[TASK TO CARRY OUT] Tally the lines below that contain "matplotlib". The number is the whole answer.

[BEGIN]

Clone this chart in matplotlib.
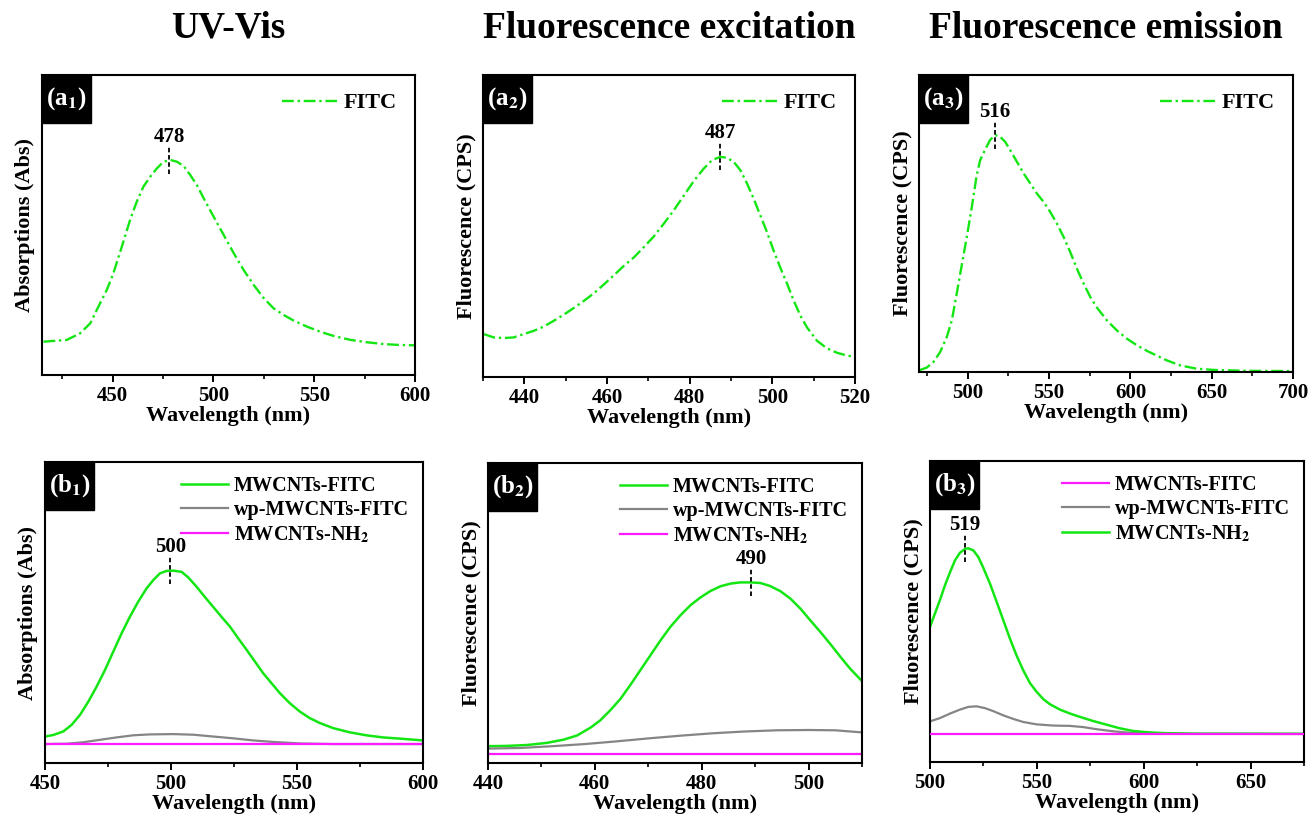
import numpy as np
import matplotlib
matplotlib.use('Agg')
import matplotlib.pyplot as plt
from matplotlib.patches import Rectangle
from matplotlib.ticker import MultipleLocator

plt.rc('font', family='Liberation Serif', weight='bold')
plt.rc('axes', labelweight='bold')
plt.rc('mathtext', fontset='stix')

W, H = 1309, 819

# ---- spectra (arbitrary units, 0..1 of the plot height) ----
# (a1) UV-Vis of FITC
uv_nm = [415.7, 427.3, 433.9, 438.9, 443.8, 447.1, 450.4, 454.6, 458.7, 462.0,
         465.3, 468.7, 472.0, 475.3, 478.6, 481.9, 485.2, 488.5, 491.8, 495.2,
         500.1, 505.1, 510.1, 515.0, 520.0, 525.0, 529.9, 534.9, 539.9, 546.5,
         553.1, 559.7, 568.0, 576.3, 584.6, 592.8, 599.5]
uv_fitc = [0.111, 0.117, 0.139, 0.172, 0.239, 0.283, 0.339, 0.428, 0.517, 0.578,
           0.628, 0.661, 0.689, 0.711, 0.717, 0.711, 0.697, 0.667, 0.633, 0.589,
           0.528, 0.467, 0.406, 0.350, 0.300, 0.256, 0.222, 0.200, 0.181, 0.161,
           0.144, 0.130, 0.117, 0.109, 0.103, 0.100, 0.099]

# (a2) fluorescence excitation of FITC
ex_nm = [430.2, 432.6, 435.0, 437.4, 439.8, 442.3, 444.7, 447.1, 449.5, 451.9,
         454.4, 456.8, 459.2, 461.6, 464.0, 466.5, 468.9, 471.3, 473.7, 476.1,
         478.6, 481.0, 483.4, 485.4, 487.4, 489.0, 490.7, 492.3, 493.9, 495.5,
         497.1, 498.7, 500.3, 501.9, 503.6, 505.2, 506.8, 508.4, 510.8, 513.2,
         515.7, 518.1, 520.0]
ex_fitc = [0.142, 0.131, 0.129, 0.131, 0.142, 0.153, 0.167, 0.186, 0.206, 0.228,
           0.252, 0.277, 0.306, 0.336, 0.367, 0.396, 0.430, 0.465, 0.507, 0.551,
           0.601, 0.649, 0.690, 0.718, 0.729, 0.726, 0.712, 0.684, 0.640, 0.590,
           0.535, 0.480, 0.419, 0.363, 0.308, 0.252, 0.203, 0.164, 0.120, 0.095,
           0.080, 0.071, 0.066]

# (a3) fluorescence emission of FITC
em_nm = [470.3, 474.8, 478.9, 483.0, 487.1, 490.2, 493.2, 496.3, 499.4, 502.5,
         505.5, 507.6, 510.7, 513.7, 516.8, 519.9, 523.0, 526.1, 530.2, 534.3,
         538.4, 542.5, 546.6, 550.7, 554.8, 558.9, 563.0, 567.1, 571.2, 575.3,
         579.4, 585.5, 591.7, 597.9, 604.0, 610.2, 616.3, 622.5, 630.7, 640.9,
         651.2, 671.7, 700]
em_fitc = [0.006, 0.015, 0.034, 0.067, 0.118, 0.174, 0.264, 0.360, 0.455, 0.556,
           0.663, 0.713, 0.749, 0.781, 0.798, 0.792, 0.775, 0.747, 0.708, 0.669,
           0.635, 0.601, 0.573, 0.539, 0.500, 0.455, 0.404, 0.348, 0.298, 0.253,
           0.217, 0.174, 0.140, 0.112, 0.090, 0.071, 0.055, 0.039, 0.022, 0.011,
           0.007, 0.004, 0.003]

# (b1) UV-Vis of the nanotubes
b1_nm = [450.0, 453.3, 457.3, 460.6, 463.9, 467.2, 470.5, 473.8, 477.1, 480.4,
         483.7, 487.0, 490.3, 493.0, 495.6, 498.2, 500.9, 504.2, 506.8, 510.1,
         513.4, 516.7, 520.0, 523.4, 526.7, 530.0, 533.3, 536.6, 539.9, 543.2,
         547.1, 551.1, 555.1, 559.0, 564.3, 570.9, 577.5, 584.1, 590.8, 600.0]
b1_fitc = [0.088, 0.093, 0.105, 0.127, 0.160, 0.204, 0.254, 0.309, 0.370, 0.431,
           0.486, 0.536, 0.580, 0.608, 0.630, 0.638, 0.639, 0.635, 0.617, 0.586,
           0.552, 0.519, 0.486, 0.453, 0.414, 0.376, 0.337, 0.298, 0.265, 0.232,
           0.199, 0.171, 0.149, 0.133, 0.116, 0.102, 0.092, 0.085, 0.081, 0.075]
b1_wp_nm = [450.0, 458.6, 465.2, 471.8, 478.4, 485.0, 491.6, 500.9, 508.8, 516.7,
            524.7, 532.6, 540.5, 551.1, 564.3, 600.0]
b1_wp = [0.063, 0.064, 0.069, 0.077, 0.085, 0.092, 0.095, 0.096, 0.094, 0.088,
         0.082, 0.075, 0.070, 0.065, 0.063, 0.063]
b1_nh2 = 0.063

# (b2) fluorescence excitation of the nanotubes
b2_nm = [440.0, 443.6, 447.3, 451.0, 454.2, 456.7, 459.2, 461.0, 462.9, 464.8,
         466.6, 468.5, 470.4, 472.3, 474.1, 476.0, 477.9, 479.7, 481.6, 483.5,
         485.4, 487.2, 489.1, 491.0, 492.8, 494.7, 496.6, 498.5, 500.3, 502.2,
         504.1, 506.0, 507.8, 510.0]
b2_fitc = [0.056, 0.057, 0.060, 0.067, 0.078, 0.092, 0.118, 0.142, 0.176, 0.214,
           0.259, 0.309, 0.359, 0.409, 0.453, 0.492, 0.526, 0.551, 0.573, 0.589,
           0.598, 0.602, 0.602, 0.600, 0.590, 0.573, 0.548, 0.514, 0.476, 0.437,
           0.396, 0.353, 0.314, 0.273]
b2_wp_nm = [440, 446, 452, 458, 464, 470, 476, 482, 488, 494, 500, 505, 510]
b2_wp = [0.048, 0.050, 0.056, 0.063, 0.072, 0.082, 0.091, 0.099, 0.105, 0.109,
         0.110, 0.109, 0.102]
b2_nh2 = 0.031

# (b3) fluorescence emission of the nanotubes
b3_nm = [500.0, 502.3, 504.7, 507.0, 509.4, 511.7, 514.0, 516.4, 517.9, 520.3,
         522.6, 524.9, 528.1, 531.2, 534.3, 537.4, 540.5, 543.6, 546.8, 549.9,
         553.0, 556.1, 560.8, 565.5, 570.1, 576.4, 582.6, 588.8, 595.1, 601.3,
         609.1, 624.7, 648.0, 675.0]
b3_green = [0.449, 0.493, 0.539, 0.587, 0.631, 0.670, 0.695, 0.708, 0.710, 0.703,
            0.681, 0.646, 0.592, 0.532, 0.471, 0.410, 0.354, 0.305, 0.262, 0.233,
            0.209, 0.192, 0.174, 0.161, 0.150, 0.136, 0.124, 0.112, 0.103, 0.099,
            0.096, 0.094, 0.094, 0.094]
b3_wp_nm = [500.0, 504.7, 509.4, 514.0, 517.9, 521.8, 525.7, 529.6, 534.3, 539.0,
            543.6, 549.9, 557.7, 565.4, 571.7, 577.9, 585.7, 593.5, 609.1, 675.0]
b3_wp = [0.135, 0.146, 0.161, 0.174, 0.183, 0.185, 0.179, 0.169, 0.155, 0.143,
         0.133, 0.125, 0.121, 0.120, 0.116, 0.109, 0.102, 0.097, 0.094, 0.093]
b3_magenta = 0.092

# peak markers: where the dash is drawn and the text shown
peak_nm = [478, 487.4, 516.5, 499.8, 489.3, 516.4]
peak_text = ['478', '487', '516', '500', '490', '519']

col_titles = ['UV-Vis', 'Fluorescence excitation', 'Fluorescence emission']

GREEN = '#14e614'
GRAY = '#858585'
MAGENTA = '#ff1aff'
DASHDOT = (0, (5, 1.6, 1, 1.6))


def px_axes(fig, x0, y0, x1, y1):
    """Add axes given a pixel box (top-left origin)."""
    ax = fig.add_axes([x0 / W, 1 - y1 / H, (x1 - x0) / W, (y1 - y0) / H])
    ax._px = (x1 - x0, y1 - y0)
    return ax


def style_axes(ax, xlim, major, minor, ylabel, tag):
    ax.set_xlim(*xlim)
    ax.set_ylim(0, 1)
    ax.set_yticks([])
    ax.xaxis.set_major_locator(MultipleLocator(major))
    ax.xaxis.set_minor_locator(MultipleLocator(minor))
    ax.tick_params(axis='x', which='major', direction='out', length=5,
                   width=1.4, labelsize=15, pad=3)
    ax.tick_params(axis='x', which='minor', direction='out', length=3, width=1.2)
    for s in ax.spines.values():
        s.set_linewidth(1.5)
    ax.set_xlabel('Wavelength (nm)', fontsize=16, labelpad=0)
    ax.set_ylabel(ylabel, fontsize=16, labelpad=5)

    # black corner tag with white text
    bw = 49 / ax._px[0]
    bh = 48 / ax._px[1]
    ax.add_patch(Rectangle((0, 1 - bh), bw, bh, transform=ax.transAxes,
                           facecolor='black', edgecolor='black', zorder=5))
    ax.text(bw / 2, 1 - bh / 2, tag, transform=ax.transAxes, color='white',
            fontsize=18, ha='center', va='center', zorder=6)


def mark_peak(ax, x, nm, vals, label):
    y = np.interp(x, nm, vals)
    ax.plot([x, x], [y - 0.045, y + 0.045], color='black', lw=1.3,
            ls=(0, (2.5, 1.5)), zorder=4)
    ax.text(x, y + 0.045, label, ha='center', va='bottom', fontsize=15)


fig = plt.figure(figsize=(W / 100, H / 100), dpi=100)

a1 = px_axes(fig, 42, 75, 415, 375)
a2 = px_axes(fig, 483, 75, 855, 377)
a3 = px_axes(fig, 919, 75, 1293, 372)
b1 = px_axes(fig, 45, 462, 423, 763)
b2 = px_axes(fig, 488, 463, 862, 763)
b3 = px_axes(fig, 930, 461, 1304, 762)

# ---- top row: FITC alone ----
top = [(a1, uv_nm, uv_fitc, (415, 600), 50, 25, 'Absorptions (Abs)', r'(a$_\mathbf{1}$)'),
       (a2, ex_nm, ex_fitc, (430, 520), 20, 10, 'Fluorescence (CPS)', r'(a$_\mathbf{2}$)'),
       (a3, em_nm, em_fitc, (470, 700), 50, 25, 'Fluorescence (CPS)', r'(a$_\mathbf{3}$)')]
for i, (ax, nm, vals, xlim, mj, mn, ylab, tag) in enumerate(top):
    ax.plot(nm, vals, color=GREEN, lw=1.7, ls=DASHDOT, label='FITC')
    style_axes(ax, xlim, mj, mn, ylab, tag)
    mark_peak(ax, peak_nm[i], nm, vals, peak_text[i])
    ax.legend(loc='upper right', frameon=False, fontsize=16, handlelength=2.5,
              handletextpad=0.3, borderaxespad=0.4)

# ---- bottom row: nanotubes ----
b1.plot(b1_nm, b1_fitc, color=GREEN, lw=1.8, label='MWCNTs-FITC')
b1.plot(b1_wp_nm, b1_wp, color=GRAY, lw=1.6, label='wp-MWCNTs-FITC')
b1.plot([450, 600], [b1_nh2, b1_nh2], color=MAGENTA, lw=1.6,
        label=r'MWCNTs-NH$_\mathbf{2}$')
style_axes(b1, (450, 600), 50, 25, 'Absorptions (Abs)', r'(b$_\mathbf{1}$)')
mark_peak(b1, peak_nm[3], b1_nm, b1_fitc, peak_text[3])

b2.plot(b2_nm, b2_fitc, color=GREEN, lw=1.8, label='MWCNTs-FITC')
b2.plot(b2_wp_nm, b2_wp, color=GRAY, lw=1.6, label='wp-MWCNTs-FITC')
b2.plot([440, 510], [b2_nh2, b2_nh2], color=MAGENTA, lw=1.6,
        label=r'MWCNTs-NH$_\mathbf{2}$')
style_axes(b2, (440, 510), 20, 10, 'Fluorescence (CPS)', r'(b$_\mathbf{2}$)')
mark_peak(b2, peak_nm[4], b2_nm, b2_fitc, peak_text[4])

b3.plot([500, 675], [b3_magenta, b3_magenta], color=MAGENTA, lw=1.6,
        label='MWCNTs-FITC', zorder=3)
b3.plot(b3_wp_nm, b3_wp, color=GRAY, lw=1.6, label='wp-MWCNTs-FITC', zorder=2)
b3.plot(b3_nm, b3_green, color=GREEN, lw=1.8, label=r'MWCNTs-NH$_\mathbf{2}$',
        zorder=2)
style_axes(b3, (500, 675), 50, 25, 'Fluorescence (CPS)', r'(b$_\mathbf{3}$)')
mark_peak(b3, peak_nm[5], b3_nm, b3_green, peak_text[5])

for ax in (b1, b2, b3):
    ax.legend(loc='upper right', frameon=False, fontsize=14.5, handlelength=2.3,
              handletextpad=0.3, labelspacing=0.2, borderaxespad=0.3)

# column titles
for ax, title in zip((a1, a2, a3), col_titles):
    pos = ax.get_position()
    fig.text(pos.x0 + pos.width / 2, 1 - 28 / H, title, ha='center',
             va='center', fontsize=27)

plt.savefig('out.png', dpi=100)
plt.close()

[END]

[CORRECT ANSWER] 6